This Article is From Mar 16, 2021

Hundreds Protest BJP Candidate List In Kolkata, Heckle Senior Leaders

Dramatic visuals from outside the BJP's election office at Hastings showed hundreds of people jostling and shouting and pushing aside barricades in a bid to force their way into the building.

Dramatic visuals from the area showed hundreds of people jostling and shouting.

Highlights

  • Dramatic scenes outside the BJP's Kolkata election office
  • Mukul Roy, Arjun Singh, Shiv Prakash heckled by protesters
  • Several BJP offices ransacked
Kolkata:

Supporters of the BJP held angry protests outside the party's election office in Kolkata all day on Monday, even heckling senior leaders Mukul Roy, Arjun Singh and Shiv Prakash, to protest against the fielding of a large number of former Trinamool leaders as BJP candidates.  This took place on a day Union minster Amit Shah landed in Kolkata unexpectedly to stay the night on his way from Guwahati to Delhi and BJP chief JP Nadda landed for day-long campaign tomorrow.

Dramatic visuals from outside the BJP's election office at Hastings showed hundreds of people jostling and shouting and pushing aside barricades in a bid to force their way into the building. A large police contingent was deployed to control the situation. Several BJP offices in the districts were ransacked.

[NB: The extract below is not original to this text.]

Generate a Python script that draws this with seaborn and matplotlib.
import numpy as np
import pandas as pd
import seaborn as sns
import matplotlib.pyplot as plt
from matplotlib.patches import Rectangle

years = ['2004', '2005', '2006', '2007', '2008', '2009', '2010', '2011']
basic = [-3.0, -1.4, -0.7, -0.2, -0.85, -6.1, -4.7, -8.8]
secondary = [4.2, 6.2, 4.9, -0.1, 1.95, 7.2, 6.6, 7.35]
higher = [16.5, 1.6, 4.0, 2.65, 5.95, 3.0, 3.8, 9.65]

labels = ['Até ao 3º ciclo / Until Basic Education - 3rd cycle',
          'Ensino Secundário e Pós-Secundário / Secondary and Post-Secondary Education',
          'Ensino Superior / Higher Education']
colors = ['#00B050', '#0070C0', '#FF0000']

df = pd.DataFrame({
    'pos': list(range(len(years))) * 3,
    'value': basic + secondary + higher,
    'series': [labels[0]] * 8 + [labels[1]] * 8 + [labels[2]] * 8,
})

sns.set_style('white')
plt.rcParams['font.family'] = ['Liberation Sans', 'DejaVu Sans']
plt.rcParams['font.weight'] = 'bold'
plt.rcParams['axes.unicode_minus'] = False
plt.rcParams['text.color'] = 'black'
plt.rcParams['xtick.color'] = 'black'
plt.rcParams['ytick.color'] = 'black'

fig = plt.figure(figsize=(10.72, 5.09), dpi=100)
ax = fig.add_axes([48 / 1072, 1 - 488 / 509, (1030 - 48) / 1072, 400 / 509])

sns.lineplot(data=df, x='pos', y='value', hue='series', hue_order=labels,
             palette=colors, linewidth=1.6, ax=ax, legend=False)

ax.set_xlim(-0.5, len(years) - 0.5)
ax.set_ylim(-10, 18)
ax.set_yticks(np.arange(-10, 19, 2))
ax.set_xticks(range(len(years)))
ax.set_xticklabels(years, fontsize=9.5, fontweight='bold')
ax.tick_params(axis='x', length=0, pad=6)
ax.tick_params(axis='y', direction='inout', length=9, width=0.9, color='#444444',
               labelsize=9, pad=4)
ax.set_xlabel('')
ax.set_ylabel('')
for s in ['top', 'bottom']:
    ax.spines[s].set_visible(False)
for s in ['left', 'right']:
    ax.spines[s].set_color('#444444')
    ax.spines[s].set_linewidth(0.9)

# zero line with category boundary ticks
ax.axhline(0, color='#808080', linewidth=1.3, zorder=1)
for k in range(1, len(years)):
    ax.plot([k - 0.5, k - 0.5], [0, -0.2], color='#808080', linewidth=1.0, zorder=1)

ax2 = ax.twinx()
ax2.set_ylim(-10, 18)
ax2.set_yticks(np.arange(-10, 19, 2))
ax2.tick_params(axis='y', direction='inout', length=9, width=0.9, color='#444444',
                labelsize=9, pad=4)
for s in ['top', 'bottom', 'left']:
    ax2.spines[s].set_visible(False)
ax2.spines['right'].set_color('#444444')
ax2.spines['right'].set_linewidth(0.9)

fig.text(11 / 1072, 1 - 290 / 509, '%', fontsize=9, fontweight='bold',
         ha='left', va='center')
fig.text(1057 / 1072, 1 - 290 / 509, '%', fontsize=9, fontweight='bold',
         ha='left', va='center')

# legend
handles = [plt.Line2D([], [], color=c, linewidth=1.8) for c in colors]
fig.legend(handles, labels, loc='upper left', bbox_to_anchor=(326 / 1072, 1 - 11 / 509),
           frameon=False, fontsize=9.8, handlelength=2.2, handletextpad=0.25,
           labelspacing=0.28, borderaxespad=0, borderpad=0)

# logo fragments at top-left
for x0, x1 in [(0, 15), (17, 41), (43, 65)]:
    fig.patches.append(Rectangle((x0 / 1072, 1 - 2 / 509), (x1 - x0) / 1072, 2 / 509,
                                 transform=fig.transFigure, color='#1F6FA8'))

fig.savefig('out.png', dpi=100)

The earliest protestors to show up came in around 2 pm from Panchla in Howrah. They sat on dharna outside the office with banners and posters calling the BJP candidate Mohit Ghati "characterless, drunkard". They were joined by protestors from Udaynarayanpur, also in Howrah. In the evening, people swarmed in from Raidighi in South 24 Parganas.

Police put up iron barricades outside the entry to the building housing the BJP offices on the fourth, seventh and eighth floor but the crowds repeatedly surged forward, trying to pull them down and forcibly enter the building. The face-off continued till late in the evening.

Also in the evening, agitated BJP workers ransacked the party office at Singur and the BJP's district headquarters office at Chinsura, both in the Hooghly district.

Singur had seen trouble yesterday too, soon after former Trinamool MLA Rabindranath Bhattacharya was named the BJP candidate. The Madhya Pradesh education and health minister, there for organisational meetings, was locked up inside a shop where he was in discussion with party workers.

The police rescued him after four hours of incarceration.

On Monday, the BJP workers locked the office in the day and vandalised it in the evening.

What could be more worrying for the BJP is the ransacking of its office at Chinsura where the BJP has fielded not a former Trinamool leader but its sitting MP Locket Chatterjee.

Sources say these seats had strong local contenders for tickets. Their supporters have rebelled, threatening to field Independent candidates to defeat official BJP candidates even if it meant Trinamool sails through.

Joy Banerjee, a BJP leader who has not been given a ticket, said, "I am thinking of changing my platform".

This is unfortunate but a temporary situation, BJP spokesman Samik Bhattacharya was quoted saying.

For the BJP, the candidate list for the state's 294 seats was expected to be a tough balancing act.

Over the last months, a steady stream of leaders from the state's ruling Trinamool Congress has crossed over to the BJP – leaders who knew they would not get tickets again, the Trinamool had jeered.

The BJP has given many of them tickets but upset its own party workers.

On its list for the third and fourth phase of polls announced Saturday, the BJP named 27 and 38 candidates respectively. The list included several movie stars, eight Trinamool defectors and four sitting MPs, including the party's two-time Union minister Babul Supriyo.

The list had drawn barbs from Trinamool, which is seeking a third straight term in the state.

The party's fiery MP Mohua Moitra, known for her outspoken remarks inside the parliament and out, had summed it up. "Loving this slow unfolding of the WB BJP Candidate List soap opera. When "largest global political party" lacks enough faces & strength to announce 294 names in one go for a state it claims it will sweep!" her tweet read.

The mammoth eight-phase elections in Bengal will begin on March 27 and continue till April 29. The votes will be counted on May 2.